Can Pixar's Rendering techniques be brought to the PC?

Pixar's techniques are most likely optimised to take advantage of offline rendering (ie not having to be realtime) and the massive renderfarms (ie massively parallel processing) they use to do these things. Today's consumer cards have to work in realtime and with very few cores (ususally one only) so different techniques will be used.

You're really trying to compare apples and oranges here.
 
Seems to me that there are actually two questions here. The first is "can the calculations that Pixar do when rendering be done in real time on current hardware?" The answer to that is clearly "hell, no".

But the second and more interesting question is "can rendering done on current hardware look as good as Pixar rendering?" The answer to that seems a bit more ambiguous. The original Toy Story really doesn't look all that impressive any more (to my eyes, anyway). Pixar's later films would present more difficult problems: in Monsters, Inc. there's the question of the procedural animation of Sully's fur, and how on Earth you can render a space several miles across; in Finding Nemo there's the issue of rendering a scene underwater; and The Incredibles presents a whole host of problems (procedural animation of human hair and cloth, for instance). But the original Toy Story seems like a target that probably could be achieved fairly soon. We won't be able to produce something that looks the same, but we will (I suspect) be able to produce something that looks just as good (at least in terms of rendering - not in terms of the animation).
 
Could current graphic cards be used to replace render farms? Not in real-time of course, but as a way to accelerate the offline render process? Perhaps by adapting the code for use on GPUs?
 
From what I remember when the scene is actually being rendered doesn't Renderman actually use REYES? I'm unsure of this right now. Laa Yosh, can you clarify this for us?
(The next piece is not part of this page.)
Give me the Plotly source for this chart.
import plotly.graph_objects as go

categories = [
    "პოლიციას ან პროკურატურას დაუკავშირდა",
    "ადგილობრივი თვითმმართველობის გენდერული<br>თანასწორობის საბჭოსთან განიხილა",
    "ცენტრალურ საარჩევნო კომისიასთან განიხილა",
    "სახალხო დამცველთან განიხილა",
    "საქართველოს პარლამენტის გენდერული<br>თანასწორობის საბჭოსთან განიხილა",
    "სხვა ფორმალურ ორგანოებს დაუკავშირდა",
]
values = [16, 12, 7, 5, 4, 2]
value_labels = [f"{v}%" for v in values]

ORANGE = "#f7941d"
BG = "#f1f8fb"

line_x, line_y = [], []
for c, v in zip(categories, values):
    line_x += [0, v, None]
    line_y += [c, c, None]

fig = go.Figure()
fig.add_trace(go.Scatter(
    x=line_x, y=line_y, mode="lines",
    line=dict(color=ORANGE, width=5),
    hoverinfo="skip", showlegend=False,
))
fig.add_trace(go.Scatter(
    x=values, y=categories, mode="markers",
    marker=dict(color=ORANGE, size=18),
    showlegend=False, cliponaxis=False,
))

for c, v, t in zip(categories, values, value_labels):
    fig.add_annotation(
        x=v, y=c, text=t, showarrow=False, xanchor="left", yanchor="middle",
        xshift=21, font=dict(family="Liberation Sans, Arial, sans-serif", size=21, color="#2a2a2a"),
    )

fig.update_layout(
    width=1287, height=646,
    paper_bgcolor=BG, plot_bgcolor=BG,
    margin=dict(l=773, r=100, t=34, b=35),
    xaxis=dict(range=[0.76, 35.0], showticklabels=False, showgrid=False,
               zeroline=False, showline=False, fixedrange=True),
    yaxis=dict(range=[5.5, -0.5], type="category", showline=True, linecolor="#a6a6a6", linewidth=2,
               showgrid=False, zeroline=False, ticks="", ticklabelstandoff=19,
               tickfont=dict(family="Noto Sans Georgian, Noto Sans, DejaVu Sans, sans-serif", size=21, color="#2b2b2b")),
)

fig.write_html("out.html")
It certainly has been before, but I'm not sure what they've done to it to hack in some proper raytracing. The advent of ambient / reflection occlusion created a strong demand for it in the VFX industry, and it's against the very nature of REYES...
 
Pixar's techniques are most likely optimised to take advantage of offline rendering (ie not having to be realtime) and the massive renderfarms (ie massively parallel processing) they use to do these things. Today's consumer cards have to work in realtime and with very few cores (ususally one only) so different techniques will be used.

Actually, PRMan doesn't really work well on multiple CPUs, especially when they're distributed around in multiple computers. Until recently, a single frame has always used a single CPU; although it's more appropriate to call that a single layer of a frame, like foreground, background, character #1, particle dust cloud #1, etc etc. These layers are then composited together in a 2D app to create the final image. Speeds up rendering and iterative tweaking a lot (no need to re-render everythinh to change an individual element).
 
Could current graphic cards be used to replace render farms? Not in real-time of course, but as a way to accelerate the offline render process? Perhaps by adapting the code for use on GPUs?

Pixar developed a lighting tool for Cars, where the GPU provides real-time deferred lighting and shading for a static scene. The artist renders out color, normal, reflection, occlusion, depth and other passes and the app uploads them into the VRAM, then a pixel shader composites them together and lights it in image space. I think it can also calculate shadows and evaluate simplified Renderman shaders as well.

http://www.vidimce.org/publications/lpics/

It can't provide movie quality images but it can considerably accelerate the lighting process.